Die zweite unvermeidbare Frage zielt auf den Song »Du« von Cro ab, der nach Meinung vieler mehr als nur ­inspiriert von deinem Titel »Your Song« ist, der wiederum auf einem Daft-Punk-Beat basiert. Möchtest du erklären, was da vorgefallen ist?
Was da vorgefallen sein muss, ist wohl, dass Cro meinen Track mag und ein deutsches Lied geschrieben hat, das viele ähnliche Elemente hat. Als mir die ersten paar Fans »Du« geschickt haben, war ich anfangs ziemlich verärgert. Dass man einen ähnlichen Beat baut, hat mich nicht gestört, aber dass er in der zweiten Strophe auch noch meinen Flow bitet – das fand ich krass. Ich habe dadurch zum ersten Mal einen Einblick bekommen, wie das für Musiker sein muss, wenn man ihre Stücke samplet, ohne sie zu berücksichtigen. Das Ganze war für mich eine wichtige Gelassenheitsübung. Gute kreative Arbeit besteht grundsätzlich aus zahlreichen Ideen, die man nicht selbst hatte und zahlreichen anderen Ideen, die man selbst hatte. Jeder Künstler steht auch auf den Schultern anderer.

Cro wird häufig zum Vorwurf gemacht, dass er gar keine echten Probleme habe und seine Texte zu oberflächlich seien. Dir hängt natürlich auch das ­Attribut an, dass du einer sehr gut situierten Familie entstammst. Was antwortest du, wenn man dir Ähnliches vorwirft?

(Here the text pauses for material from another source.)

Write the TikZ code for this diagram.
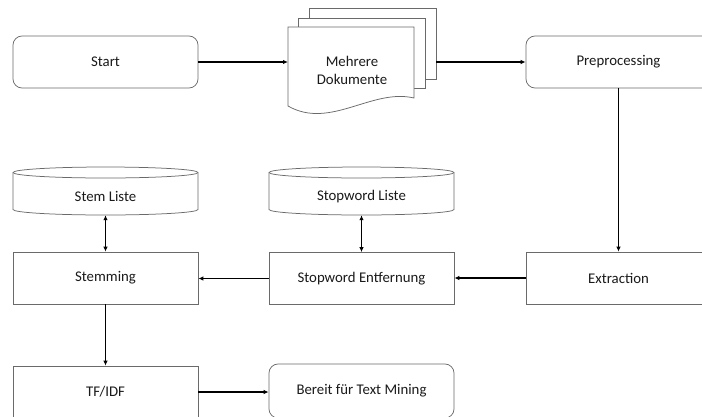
\documentclass[tikz,border=0pt]{standalone}
\usepackage{fontspec}
\setmainfont{Carlito}
\usetikzlibrary{arrows.meta}
\definecolor{edge}{HTML}{6A6A6A}
\definecolor{ink}{HTML}{1A1A1A}
\begin{document}
\begin{tikzpicture}[x=1pt,y=1pt,
  font=\fontsize{14.8}{17.5}\selectfont, text=ink,
  base/.style={draw=edge, line width=0.75pt, fill=white, minimum width=185pt, align=center, inner sep=0pt},
  procbox/.style={base, rectangle, minimum height=52pt},
  termbox/.style={base, rectangle, rounded corners=9pt, minimum height=52pt},
  storetext/.style={rectangle, draw=none, minimum width=185pt, minimum height=37pt, inner sep=0pt},
  shell/.style={draw=edge, line width=0.75pt, fill=white},
  flow/.style={draw=black, line width=1.6pt, -{Latex[length=5pt,width=4.5pt]}},
  dflow/.style={draw=black, line width=1.6pt, {Latex[length=5pt,width=4.5pt]}-{Latex[length=5pt,width=4.5pt]}}
]
\useasboundingbox (0,0) rectangle (702,-416);
\clip (0,0) rectangle (702,-416);

% top row
\node[termbox] (start) at (105.5,-62) {Start};
\node[termbox] (prep) at (618.5,-62) {Preprocessing};

% stacked document pages (back to front)
\draw[shell] (309,-8) rectangle (436,-79);
\draw[shell] (298,-18) rectangle (425,-88);
\draw[shell] (288,-27) -- (414,-27) -- (414,-98)
  .. controls (372,-88) and (330,-130) .. (288,-106) -- cycle;
\node[align=center, inner sep=0pt] (docs) at (352,-70.5) {Mehrere\\Dokumente};
\coordinate (docsin) at (288,-62);
\coordinate (docsout) at (436,-62);

% middle row
\node[procbox] (extr) at (618.5,-278) {Extraction};
\node[procbox] (stopent) at (361.5,-278.5) {Stopword Entfernung};
\node[procbox] (stem) at (105.5,-278) {Stemming};

% word lists (cylinders)
\draw[shell] (13,-172.5) -- (13,-209.5)
  arc[start angle=180, end angle=360, x radius=92.5, y radius=5.5]
  -- (198,-172.5)
  arc[start angle=0, end angle=180, x radius=92.5, y radius=5.5] -- cycle;
\draw[edge, line width=0.75pt] (13,-172.5)
  arc[start angle=180, end angle=360, x radius=92.5, y radius=5.5];
\node[storetext] (stemlist) at (105.5,-196.5) {Stem Liste};

\draw[shell] (269,-172.5) -- (269,-209.5)
  arc[start angle=180, end angle=360, x radius=92.5, y radius=5.5]
  -- (454,-172.5)
  arc[start angle=0, end angle=180, x radius=92.5, y radius=5.5] -- cycle;
\draw[edge, line width=0.75pt] (269,-172.5)
  arc[start angle=180, end angle=360, x radius=92.5, y radius=5.5];
\node[storetext] (stoplist) at (361.5,-196.5) {Stopword Liste};

% bottom row
\node[procbox] (tfidf) at (105.5,-392) {TF/IDF};
\node[termbox, minimum height=54pt] (ready) at (361.5,-391) {Bereit für Text Mining};

% connectors
\draw[flow] (start.east) -- (docsin);
\draw[flow] (docsout) -- (prep.west);
\draw[flow] (prep.south) -- (extr.north);
\draw[flow] (extr.west) -- (extr.west -| stopent.east);
\draw[flow] (stopent.west) -- (stopent.west -| stem.east);
\draw[flow] (stem.south) -- (tfidf.north);
\draw[flow] (tfidf.east) -- (tfidf.east -| ready.west);
\draw[dflow] (stemlist.south) -- (stem.north);
\draw[dflow] (stoplist.south) -- (stopent.north);
\end{tikzpicture}
\end{document}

Meine Lieder schreibe ich für mich, weil ich will, dass sie existieren, damit ich sie hören kann, sie sind wie ein Tagebuch. Nach dem Release eines Songs kann jeder damit tun, was er will – darauf habe ich keinen Einfluss mehr. Ich veröffentliche nur das, was meinem Geschmack entspricht, da bin ich unmanipulierbar. Manche Lieder wie »Jack Sparrow« schreibe ich zum Spaß, andere schreibe ich, um ­Erlebnisse zu ­dokumentieren oder Gefühle zu ­verarbeiten. Meine Musik bin ich, mit ­meinen Stärken und Schwächen, und keiner kann allen gefallen.